Winslow, Arizona in the past was a bustling town on Route 66. But the Interstate 40 was completed in 1977 and it bypassed Winslow, effectively cutting it off from eastbound or westbound travelers. And since it was a stage stop town and relied on people passing through on their way one direction or another, Winslow's economy died.
In 1999, the city of Winslow erected a statue of Jackson Browne with a corresponding mural featuring the reflection of a girl in a flatbed Ford at the corner of Second St and Kinsley Ave. It takes some effort to visit this spot from I40. You have to drive about 10 minutes off the interstate into downtown Winslow where Route 66 used to cut through the center of town. But I knew instantly when we had arrived. There were groups of tourists on the street, many of them taking their pictures with Jackson Browne's statue, the mural, or the new statue of Glenn Frey that arrived in 2016.

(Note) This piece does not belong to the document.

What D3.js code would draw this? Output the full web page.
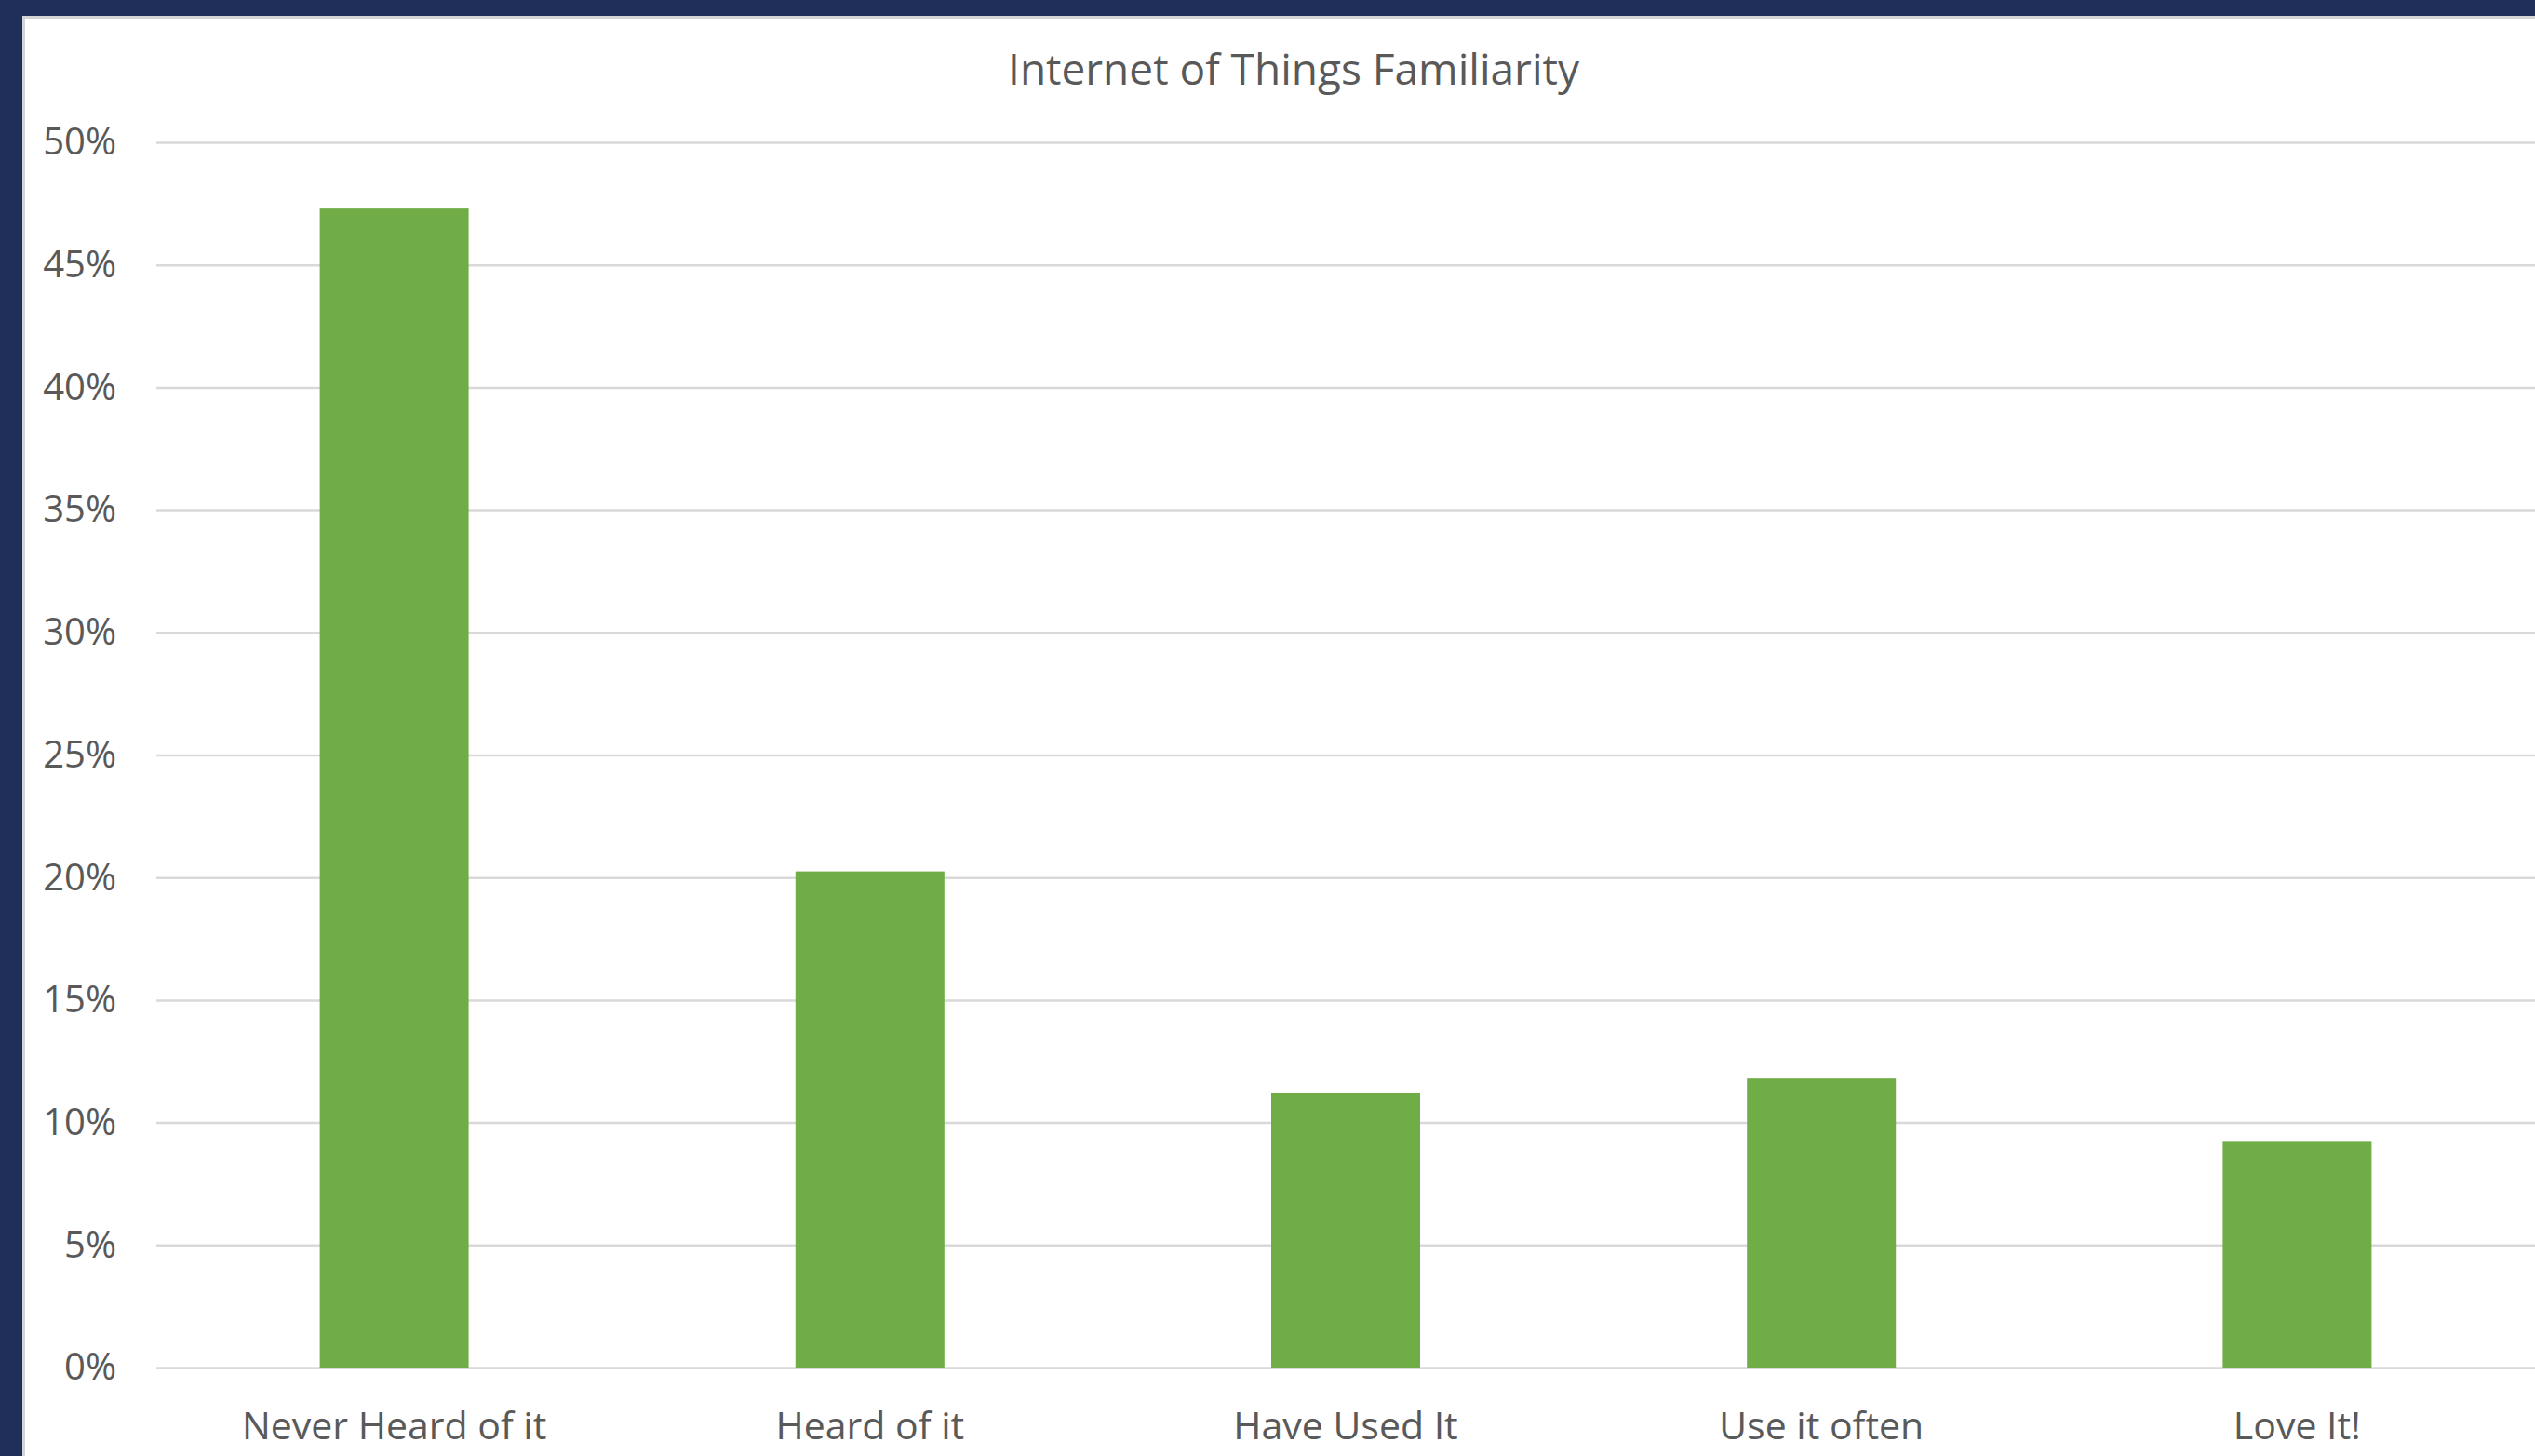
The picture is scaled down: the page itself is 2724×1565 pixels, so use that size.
<!DOCTYPE html>
<html>
<head>
<meta charset="utf-8">
<script src="https://cdn.jsdelivr.net/npm/d3@7"></script>
<style>
  html, body { margin: 0; padding: 0; background: #ffffff; }
  svg { display: block; }
</style>
</head>
<body>
<script>
const title = "Internet of Things Familiarity";
const categories = ["Never Heard of it", "Heard of it", "Have Used It", "Use it often", "Love It!"];
const values = [0.473, 0.2025, 0.112, 0.118, 0.0925];
const yTicks = [0, 0.05, 0.10, 0.15, 0.20, 0.25, 0.30, 0.35, 0.40, 0.45, 0.50];

const W = 2724, H = 1565;
const plot = { left: 168, right: 2724, top: 153, bottom: 1470 };

const svg = d3.select("body").append("svg").attr("width", W).attr("height", H);

svg.append("rect").attr("width", W).attr("height", H).attr("fill", "#ffffff");

// frame
svg.append("rect").attr("x", 0).attr("y", 0).attr("width", W).attr("height", 17).attr("fill", "#1f2f5a");
svg.append("rect").attr("x", 0).attr("y", 0).attr("width", 24).attr("height", H).attr("fill", "#1f2f5a");
svg.append("line").attr("x1", 24).attr("x2", W).attr("y1", 18.5).attr("y2", 18.5)
  .attr("stroke", "#d4d4d4").attr("stroke-width", 3);
svg.append("line").attr("x1", 25.5).attr("x2", 25.5).attr("y1", 17).attr("y2", H)
  .attr("stroke", "#d4d4d4").attr("stroke-width", 3);

const y = d3.scaleLinear().domain([0, 0.5]).range([plot.bottom, plot.top]);
const x = d3.scaleBand().domain(categories).range([plot.left, plot.right])
  .paddingInner(0.687).paddingOuter(0.3435);

const fmt = d3.format(".0%");

const yAxis = svg.append("g")
  .attr("transform", `translate(${plot.left},0)`)
  .call(d3.axisLeft(y).tickValues(yTicks).tickFormat(fmt)
        .tickSize(-(plot.right - plot.left)).tickPadding(43));
yAxis.select(".domain").remove();
yAxis.selectAll(".tick line").attr("stroke", "#d9d9d9").attr("stroke-width", 2.5);
yAxis.selectAll(".tick text")
  .attr("fill", "#595959")
  .style("font-family", "'Open Sans', sans-serif")
  .style("font-size", "40px");

svg.append("g").selectAll("rect").data(values).join("rect")
  .attr("x", (d, i) => x(categories[i]))
  .attr("width", x.bandwidth())
  .attr("y", d => y(d))
  .attr("height", d => y(0) - y(d))
  .attr("fill", "#70ad47");

const xAxis = svg.append("g")
  .attr("transform", `translate(0,${plot.bottom})`)
  .call(d3.axisBottom(x).tickSize(0).tickPadding(48));
xAxis.select(".domain").remove();
xAxis.selectAll(".tick text")
  .attr("fill", "#595959")
  .style("font-family", "'Open Sans', sans-serif")
  .style("font-size", "41px");

svg.append("text")
  .attr("x", 1390).attr("y", 91)
  .attr("text-anchor", "middle")
  .attr("fill", "#595959")
  .style("font-family", "'Open Sans', sans-serif")
  .style("font-size", "46px")
  .text(title);
</script>
</body>
</html>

Tourists' money doesn't make a community...but Winslow has that too. I knew it when we were down the street from the corner eating some Mexican food. A big flatbed Ford, no lie, came down old Route 66 and was trying to make a right hand turn but had to wait for two locals who were walking across the intersection and into town. The truck honked it's horn and flipped the pedestrians off out the driver window. The pedestrians, one big guy about 250 pounds in a basketball jersey and shorts and his skinny half his size friend also in jersey and shorts, flipped the truck off and started yelling back. Then everyone laughed. The walkers approached the passenger window of the truck while it blocked the not too busy intersection. They were all friends and were having a laugh and catching up.
It occurred to me that that song by that band, The Eagles, that annoyed me so much might possibly have made this moment a reality. The town was packed with tourists there to see old Route 66, but they were also there to see the park, which only existed because of a song. The locals were on their way to grab some lunch at one of the restaurants near the corner which tourists also frequented. The park provided a town square. Like many of the other towns bypassed by Route 66, Winslow might have withered and completely died. But the town had turned themselves and their section of old Route 66 into an attraction because of that song and the old highway too.
I know that song gave Winslow the edge. I live near Amboy, California, also on old Route 66. They don't have a song. They aren't even mentioned in the classic old highway tune, Route 66....Chuck Berry has my favorite version of that tune. And Amboy, along with it's sister towns of Bagdad and Chambless, along that section of Route 66, has shriveled and died. All the old hotels and gas stations are gone, with the exception of one gas station and mini market in Amboy. And even the one existing gas station and market seems to be slowly melting back into the desert along with the rest of the signs for closed motels and diners. If only they were so lucky to have a mention in a tune as famous as Take It Easy. I sure couldn't get that tune out of my head while we were in Winslow. It's even helping me get over my aversion to The Eagles.
Amboy's population is hanging in there today at a total of four.